The units of rate constant of four reactions are given below. Arrange them in the increasing order of reaction.

(A) $s^{-1}$
(B) $mol\, L^{-1}\, s^{-1}$
(C) $mol^{1/2}\, L^{-1/2}\, s^{-1}$
(D) $L^{1/2}\, mol^{-1/2}\, s^{-1}$

Choose the correct answer from the options given below:

(B), (C), (A), (D)

The correct answer is Option (4) → (B), (C), (A), (D)
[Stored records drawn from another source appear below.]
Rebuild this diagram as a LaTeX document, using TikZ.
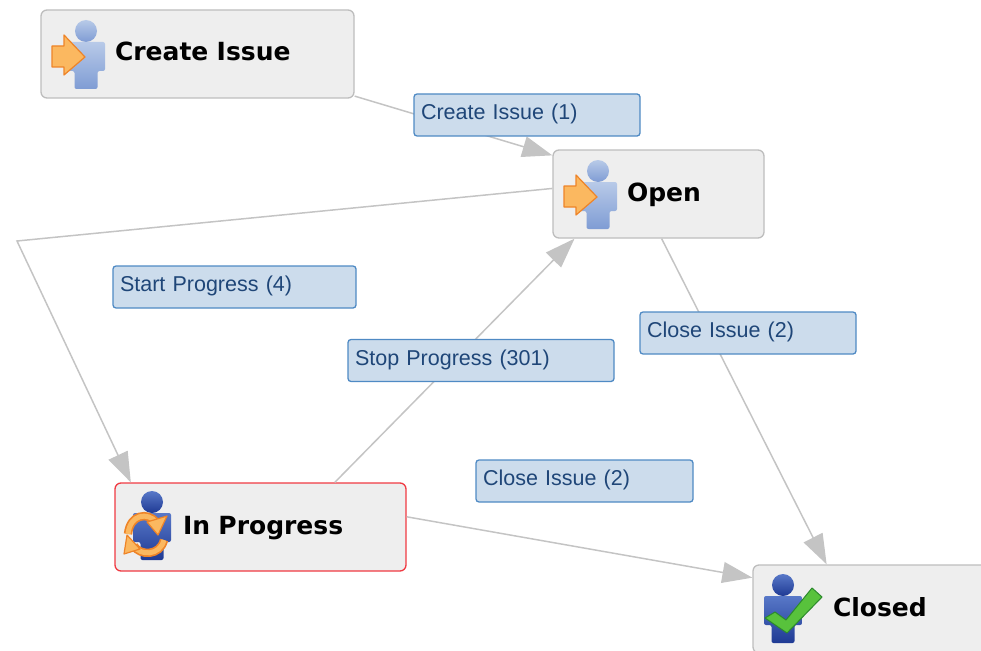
\documentclass[tikz,border=0pt]{standalone}
\usepackage{fontspec}
\setmainfont{Liberation Sans}
\newfontfamily\statefont{DejaVu Sans}
\usetikzlibrary{arrows.meta}

\definecolor{boxfill}{HTML}{EEEEEE}
\definecolor{boxline}{HTML}{BDBDBD}
\definecolor{activeline}{HTML}{F03A42}
\definecolor{edgeline}{HTML}{C4C4C4}
\definecolor{tagfill}{HTML}{CCDCEC}
\definecolor{tagline}{HTML}{4F8AC4}
\definecolor{tagtext}{HTML}{1F4678}
\definecolor{arrowfill}{HTML}{FBB860}
\definecolor{arrowline}{HTML}{EE8428}
\definecolor{paletop}{HTML}{B8CAE8}
\definecolor{palebottom}{HTML}{7F9CD4}
\definecolor{darktop}{HTML}{5878C8}
\definecolor{darkbottom}{HTML}{1F3A94}
\definecolor{checkfill}{HTML}{58C23C}
\definecolor{checkline}{HTML}{2C8A2C}

\tikzset{
	statebox/.style={draw=boxline, fill=boxfill, line width=1.3pt, rounded corners=6pt, text width=#1, minimum height=88pt, inner xsep=0pt, align=left, text height=20pt, text depth=6pt, font=\statefont\bfseries\fontsize{25}{30}\selectfont},
	tagbox/.style={draw=tagline, fill=tagfill, line width=1.3pt, rounded corners=3pt, text width=#1, minimum height=42pt, inner xsep=7pt, align=left, text height=15pt, text depth=6pt, text=tagtext, font=\fontsize{21.5}{26}\selectfont},
	flow/.style={draw=edgeline, line width=1.5pt, -{Triangle[length=30pt,width=21pt]}},
	syncline/.style={draw=arrowline, double=arrowfill, double distance=5pt, line width=1.7pt},
	synctip/.style={draw=arrowline, fill=arrowfill, line width=1.2pt, line join=round},
	pics/person/.style 2 args={code={
		\shade[top color=#1, bottom color=#2] (0,0) circle (11);
		\shade[top color=#1, bottom color=#2, rounded corners=2pt] (-19,11) -- (19,11) -- (19,40) -- (11.5,40) -- (11.5,58) -- (-11.5,58) -- (-11.5,40) -- (-19,40) -- cycle;
	}},
	pics/enterarrow/.style={code={
		\draw[synctip] (-34,15) -- (-22,15) -- (-22,4) -- (-1,26) -- (-22,44) -- (-22,36) -- (-34,36) -- cycle;
	}},
	pics/syncarrows/.style={code={
		\draw[syncline] (-24,32) .. controls (-22,12) and (-4,10) .. (4,20);
		\draw[syncline] (12,38) .. controls (8,54) and (-12,54) .. (-18,44);
		\draw[synctip] (15,14) -- (6,33) -- (-5,20) -- cycle;
		\draw[synctip] (-28,52) -- (-25,33) -- (-12,47) -- cycle;
	}},
	pics/checkmark/.style={code={
		\draw[draw=checkline, fill=checkfill, line width=1pt, line join=round] (-18,33) -- (-8,27) -- (3,35) -- (29,3) -- (39,12) -- (4,48) -- cycle;
	}}
}

\begin{document}
\begin{tikzpicture}[x=1pt,y=-1pt]
	\useasboundingbox (0,0) rectangle (981,650);
	\clip (0,0) rectangle (981,650);

	\node[statebox=313pt] (createissue) at (197.5,54) {\hspace*{74pt}Create Issue};
	\node[statebox=211pt] (open) [below of=createissue, node distance=140pt, xshift=461pt] {\hspace*{74pt}Open};
	\node[statebox=291pt, draw=activeline] (inprogress) [below of=createissue, node distance=473pt, xshift=63pt] {\hspace*{68pt}In Progress};
	\node[statebox=250pt] (closed) [below of=inprogress, node distance=82pt, xshift=617.5pt] {\hspace*{80pt}Closed};
	\coordinate (bend) at (17,241);

	\pic at (86,31) {person={paletop}{palebottom}};
	\pic at (86,31) {enterarrow};
	\pic at (598,171) {person={paletop}{palebottom}};
	\pic at (598,171) {enterarrow};
	\pic at (152,502) {person={darktop}{darkbottom}};
	\pic at (152,502) {syncarrows};
	\pic at (783,585) {person={darktop}{darkbottom}};
	\pic at (783,585) {checkmark};

	\draw[flow] (createissue.-15.7) -- (open.160.7);
	\draw[flow] (open.177.8) -- (bend) -- (inprogress.161);
	\draw[flow] (inprogress.31.3) -- (open.208.3);
	\draw[flow] (open.274.5) -- (closed.139.2);
	\draw[flow] (inprogress.4.3) -- (closed.166.1);

	\node[tagbox=212pt] (createtag) at (527,115) {Create Issue (1)};
	\node[tagbox=229pt] (starttag) [below of=createtag, node distance=172pt, xshift=-292.5pt] {Start Progress (4)};
	\node[tagbox=252pt] (stoptag) [below of=createtag, node distance=245.5pt, xshift=-46pt] {Stop Progress (301)};
	\node[tagbox=202pt] (closetag) [below of=createtag, node distance=218pt, xshift=221pt] {Close Issue (2)};
	\node[tagbox=203pt] (closedtag) [below of=createtag, node distance=366pt, xshift=57.5pt] {Close Issue (2)};
\end{tikzpicture}
\end{document}
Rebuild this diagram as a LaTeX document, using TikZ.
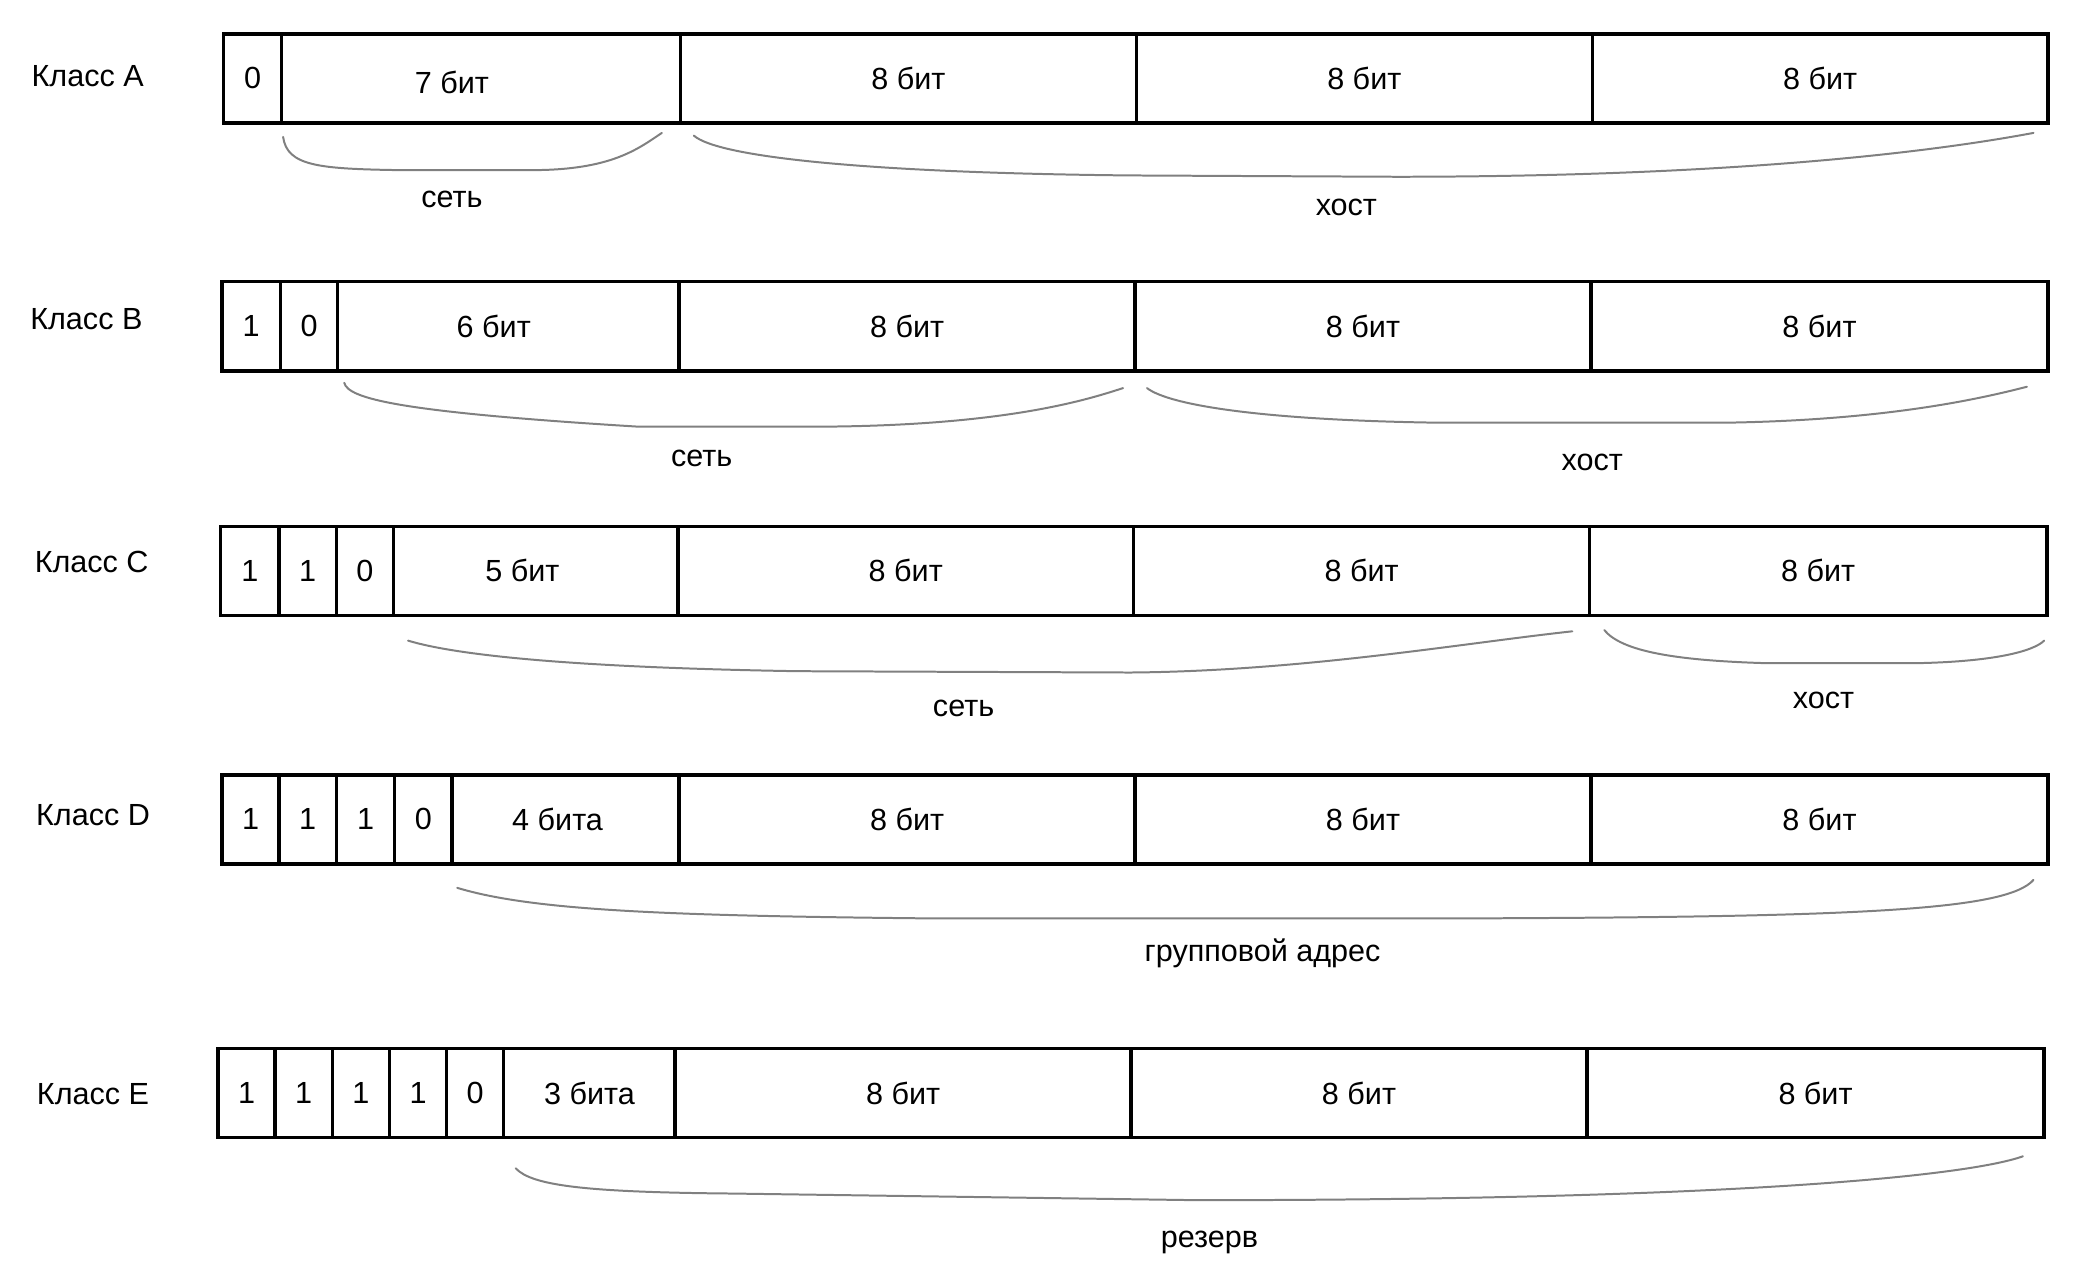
\documentclass[tikz,border=0pt]{standalone}
\usepackage{fontspec}
\setmainfont{Liberation Sans}
\usetikzlibrary{positioning}

\begin{document}
\begin{tikzpicture}[
    x=1pt, y=-1pt,
    every node/.style={font=\fontsize{23}{27}\selectfont},
    cell/.style={
      draw=black, line width=2.6pt, rectangle,
      minimum height=67pt, inner sep=0pt, outer sep=0pt,
      anchor=west,
    },
    bit/.style={cell, minimum width=43pt},
    byte/.style={cell, minimum width=343pt},
    cls/.style={anchor=center},
    brace/.style={draw=gray, line width=1.5pt, line join=round, line cap=round},
    part/.style={anchor=center},
]
\useasboundingbox (0,0) rectangle (1568,966);

% Class A
\node[cls] (clsA) at (66,57) {Класс A};
\node[bit, minimum width=44pt] (a1) at (168,59) {0};
\node[cell, minimum width=300pt, right=0pt of a1,
      label={[xshift=-22pt, yshift=-3pt]center:7 бит}] (a2) {};
\node[byte, right=0pt of a2] (a3) {8 бит};
\node[byte, right=0pt of a3] (a4) {8 бит};
\node[byte, right=0pt of a4] (a5) {8 бит};

\draw[brace] (213,103) .. controls (216,125) and (240,127) .. (300,128)
    -- (400,128) .. controls (460,128) and (480,112) .. (498,100);
\draw[brace] (522,102) .. controls (540,118) and (650,130) .. (850,132)
    -- (1050,133) .. controls (1300,133) and (1450,115) .. (1530,100);
\node[part] (netA) at (340,150) {сеть};
\node[part] (hostA) at (1013,156) {хост};

% Class B
\node[cls] (clsB) at (65,240) {Класс B};
\node[bit, minimum width=44pt] (b1) at (167,245.5) {1};
\node[bit, right=0pt of b1] (b2) {0};
\node[cell, minimum width=257pt, right=0pt of b2,
      label={[xshift=-11pt]center:6 бит}] (b3) {};
\node[byte, right=0pt of b3] (b4) {8 бит};
\node[byte, right=0pt of b4] (b5) {8 бит};
\node[byte, minimum width=344pt, right=0pt of b5] (b6) {8 бит};

\draw[brace] (259,288) .. controls (262,300) and (300,310) .. (480,321)
    -- (620,321) .. controls (760,320) and (820,300) .. (845,292);
\draw[brace] (863,292) .. controls (880,305) and (950,316) .. (1080,318)
    -- (1300,318) .. controls (1420,316) and (1490,300) .. (1525,291);
\node[part] (netB) at (528,345) {сеть};
\node[part] (hostB) at (1198,348) {хост};

% Class C
\node[cls] (clsC) at (69,423) {Класс C};
\node[bit, minimum width=44pt] (c1) at (166,429.5) {1};
\node[bit, right=0pt of c1] (c2) {1};
\node[bit, right=0pt of c2] (c3) {0};
\node[cell, minimum width=214pt, right=0pt of c3,
      label={[xshift=-10pt]center:5 бит}] (c4) {};
\node[byte, right=0pt of c4] (c5) {8 бит};
\node[byte, right=0pt of c5] (c6) {8 бит};
\node[byte, minimum width=344pt, right=0pt of c6] (c7) {8 бит};

\draw[brace] (307,482) .. controls (340,492) and (420,502) .. (600,505)
    -- (850,506) .. controls (980,505) and (1100,484) .. (1183,475);
\draw[brace] (1207,474) .. controls (1220,490) and (1260,497) .. (1330,499)
    -- (1440,499) .. controls (1500,498) and (1530,490) .. (1538,482);
\node[part] (netC) at (725,533) {сеть};
\node[part] (hostC) at (1372,527) {хост};

% Class D
\node[cls] (clsD) at (70,613) {Класс D};
\node[bit] (d1) at (167,616.5) {1};
\node[bit, right=0pt of d1] (d2) {1};
\node[bit, minimum width=44pt, right=0pt of d2] (d3) {1};
\node[bit, right=0pt of d3] (d4) {0};
\node[cell, minimum width=171pt, right=0pt of d4,
      label={[xshift=-6pt]center:4 бита}] (d5) {};
\node[byte, right=0pt of d5] (d6) {8 бит};
\node[byte, right=0pt of d6] (d7) {8 бит};
\node[byte, minimum width=344pt, right=0pt of d7] (d8) {8 бит};

\draw[brace] (344,668) .. controls (400,685) and (500,689) .. (700,691)
    -- (1100,691) .. controls (1400,690) and (1510,685) .. (1530,662);
\node[part] (groupD) at (950,717) {групповой адрес};

% Class E
\node[cls] (clsE) at (70,823) {Класс E};
\node[bit] (e1) at (164,822.5) {1};
\node[bit, right=0pt of e1] (e2) {1};
\node[bit, right=0pt of e2] (e3) {1};
\node[bit, right=0pt of e3] (e4) {1};
\node[bit, right=0pt of e4] (e5) {0};
\node[cell, minimum width=129pt, right=0pt of e5] (e6) {3 бита};
\node[byte, right=0pt of e6] (e7) {8 бит};
\node[byte, right=0pt of e7] (e8) {8 бит};
\node[byte, minimum width=344pt, right=0pt of e8] (e9) {8 бит};

\draw[brace] (388,879) .. controls (400,892) and (440,897) .. (550,898)
    -- (900,903) .. controls (1300,903) and (1480,885) .. (1522,870);
\node[part] (resE) at (910,935) {резерв};
\end{tikzpicture}
\end{document}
The general unit for a rate constant (k) for an $n^{\text{th}}$ order reaction is:

Units of $k=(\text{mol L}^{-1})^{1-n}\,\text{s}^{-1}$ or more commonly $\text{L}^{n-1}\,\text{mol}^{1-n}\,\text{s}^{-1}$

Let's find the order (n) for each unit:

(A) $s^{-1}$

Compare to ($\text{mol L}^{-1})^{1-n}\text{s}^{-1}$. For units of $\text{mol L}^{-1}$ to disappear, $1-n=0$.

$1-n=0\Rightarrow n=1$

Order = 1 (First Order)

(B) $\text{mol L}^{-1}\text{s}^{-1}$

Compare to ($\text{mol L}^{-1})^{1-n}\text{s}^{-1}$. For $\text{mol L}^{-1}$ to have a power of 1, $1-n=1$.

$1-n=1\Rightarrow n=0$

Order = 0 (Zero Order)

(C) $\text{mol}^{1/2}\text{L}^{-1/2}\text{s}^{-1}$

This is equivalent to $(\text{mol L}^{-1})^{1/2}\text{s}^{-1}.$

$1-n=\frac{1}{2}\Rightarrow n=1-\frac{1}{2}=\frac{1}{2}$

Order = $\frac{1}{2}$ (Half Order)$ = 0.5

(D) $\text{L}^{1/2}\text{mol}^{-1/2}\text{s}^{-1}$

This is equivalent to $(\text{mol L}^{-1})^{-1/2}\text{s}^{-1}.$

$1-n=-\frac{1}{2}\Rightarrow n=1+\frac{1}{2}=\frac{3}{2}$

Order = $\frac{3}{2}$ (One and a half Order)$ = 1.5

Increasing Order of Reaction: 0 < 0.5 < 1 < 1.5

So, (B) < (C) < (A) < (D)